Either that or liberals are currently the best at expressing the great human desire to overcome anything with wishful thinking.
This is as good a place as any to promote Bolano's The Third Reich.
Modulo Myself
But Justin - that is why Superman had to burrow down beneath the kryptonite infested area in order to excise the new continent.
God el dammit! Kryptonite is not the issue here, I am talking about drawing a consistent line in the sand!
The smaller or shorter the work of art, the more likely it is to be "complete and consistent unto and within itself." A one-stanza poem by Dickinson rather than Paradise Lost.
Woody Allen imagined Tolstoy, after writing Anna Karenina, waking up in the middle of the night and saying "I forgot to include a yacht race!"
People here take it for granted that Brantley wants art to aspire, and strenuously: to be cosmic or encyclopedic. The sententious afflatus of his formula encourages this response. But he probably just means that a work of art appears self-contained; in which case he means as much or as little as one pleases. Self-contained and self-sufficient are delusive terms. What if something induces claustrophobia? It's self-contained and yet stifling: Libertarianism, for example.
If the statement is taken to mean that art casts a wide net, some artists would have agreed. Others would have sighed or laughed. Mahler wanted a symphony to seem as if it contained the world. Corot, on the other hand, said of his paintings: "I play a little flute, but I try to strike the right note." Austen compared herself to a painter of cameos.
I suppose I'm more convinced by the poetic approach: "To see a World in a Grain of Sand," etc. I'm also more inclined to scowl at another of Brantley's pronouncements: "Tears are the acid test for me with opera — and often with musicals, even cheerful ones." The acid test of tears: picture Brecht reading that.
It's stupid, but it means something; at the very least, that Brantley should be taken as one knowledgeable mofo.
There's a valid point built into the statement when it's interpreted as requiring that the creation of an expressive reality be a workable clock--not describing boundaries that are then broken without explanation. Which may have been what the universalist was trying to get at.
Well, Art is Art, isn't it? Still, on the other hand, water is water. And east is east and west is west and if you take cranberries and stew them like applesauce they taste much more like prunes than rhubarb does. Now you tell me what you know.
Groucho Marx
It means that to create art, one has to be as pretentious and as obfuscating of reality as one is able.

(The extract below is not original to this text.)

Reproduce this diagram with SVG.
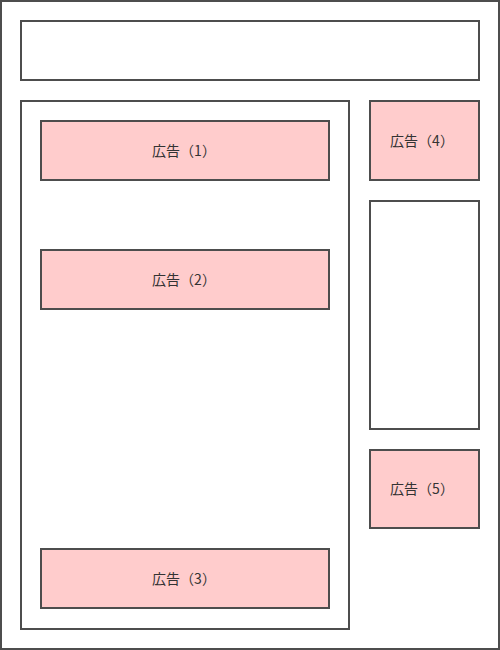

(Pied Cow is clearly ftw.)
Libertarianism induces claustrophobia? Does progressivism induce diarrhea?
@744
The little hippie-prog daliance of the 60s might be confusing the issue.
Progressives have struck me as anal retentive types.
Capt'n Obvious
I propose to you that it does not, in fact, mean anything at all.
Therein lies its beauty. Know what I mean?
I believe that the statement means nothing and everything. Thus, the statement itself is art.